Ask HN: When should a founder shut down vs. pursue product/market fit? - polysaturate

HN, what are your thoughts, or experiences on when to keep pursuing marking and product&#x2F;market fit, versus realizing there is absolutely no chance and should just shut down?
======
tarkeshwarsingh
I think you should think about it in this way: Do you see any branch leading
out of your current product? By a branch leading out of your current business,
I mean not both of product and market should change at the same time(minor
tweaks are obviously ok). If you don't see that at all then it's time to shut
down. One thing that I'm over-simplifying is the patience required to make it
to product market fit. If you are making big pivots every month then you are
basically trying to avoid the trough of sorrow but if your product is not
changing at all even after 6 months despite nothing working and everything
being tried out on marketing, then you are too late in making a pivot.
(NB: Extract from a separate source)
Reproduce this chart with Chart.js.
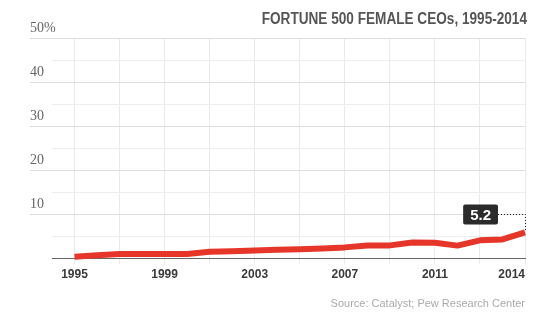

Here's
an interesting article about this by Mattermark founder:
[http://www.daniellemorrill.fundamine.com/2013/03/zombie-
star...](http://www.daniellemorrill.fundamine.com/2013/03/zombie-
startups/?fmid=oaXu2nMLAC)

------
spinuplabs
Since you are using some lean startup terminology, what is your data telling
you?

How much empathy have you gained around your particular customer and problem?
Have you seen any other obvious pain points that you could be passionate about
solving?